Das schönste am Projekt ist, dass es von Roma für Roma ist, d.h., alles wird von ihnen selbst gemacht“, sagt er weiter. Die zwei Lehrerinnen gehören auch der Roma-Gemeinschaft an. Die eine von ihnen, Slatka ist 23 Jahre alt. Sie ist stolz darauf, die Fachschule für Bäcker und Zuckerbäcker absolviert zu haben. Sie träumt davon zu studieren und Pädiater zu werden. Sie ist seit drei Jahren verheiratet, hat aber noch keine Kinder, und das macht es ihr möglich sinch den Schülern im Schularbeitenzimmer zu widmen.

Ich habe immer davon geträumt, dass die Roma-Kinder in der Gesellschaft aufzusteigen beginnen und nicht wie jetzt – mit 12-13 zu heiraten, zwei-drei Kinder auf die Welt zu bringen, und Ende, das war’s“, sagt Slatka. „Ich möchte, dass unsere Kinder weiter lernen, möglicherweise studieren. Das ist wirklich sehr wichtig, heutzutage braucht selbst eine Putzfrau abgeschlossene Schulbildung.
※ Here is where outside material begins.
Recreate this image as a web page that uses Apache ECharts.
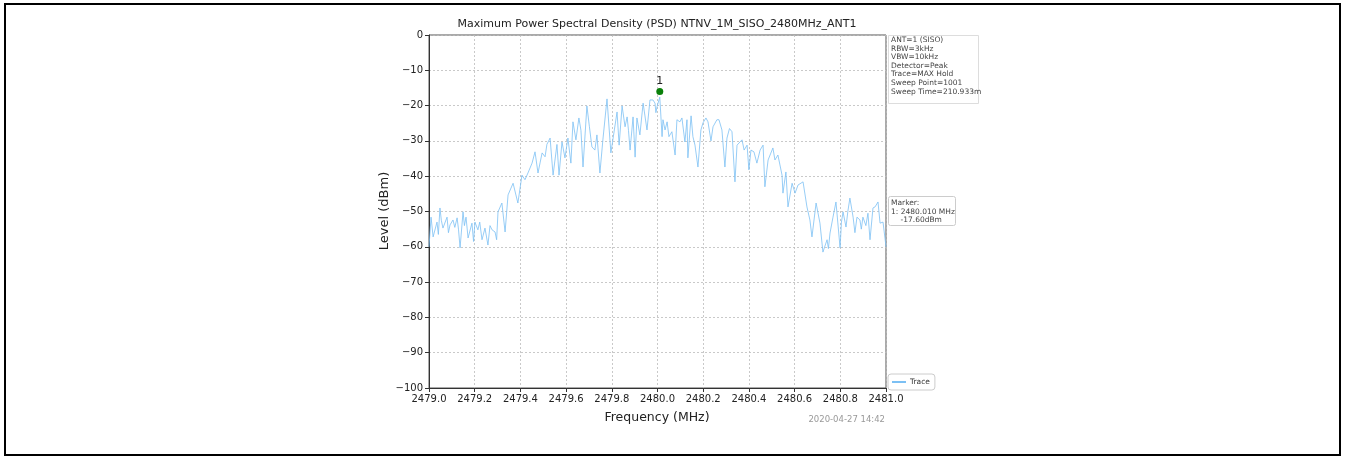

Und wenn sie keinen Abschluss haben, können sie nicht arbeiten.“

Petromir Kantschew berichtet, dass die Kinder, die das Schularbeitenzimmer besuchen, motiviert sind und lernen wollen. Das wird auch von den guten Ergebnissen bestätigt, die sie in dem Jahr erzielt haben, seitdem das Projekt läuft. Die 10järige Krassi besucht ebenfalls die Schularbeitenstube. Sie sagt, dass ihre Lieblingsfächer Literatur, Mathematik und Sport sind. Über das Schularbeitenzimmer sagt sie: „Es gefällt mir sehr und hier wird uns geholfen unsere Hausarbeiten zu machen. Ich habe sehr gute Noten in der Schule. Ich möchte Doktor werden und den Menschen helfen.“

Dank der Hilfe von freiwilligen Lehrern wird es ab dieses Jahr Ausbildung in englischer Sprache und Computer geben. Die größeren Schüler werden die Möglichkeit haben ein Handwerk zu erlernen. Petromir Kantschew hat den Ehrgeiz in Zukunft ein Projekt zur Unterstützung von Roma-Kindern zu entwickeln, die das Wagnis eingegangen sind an einer bulgarischen oder ausländischen Hochschule zu studieren.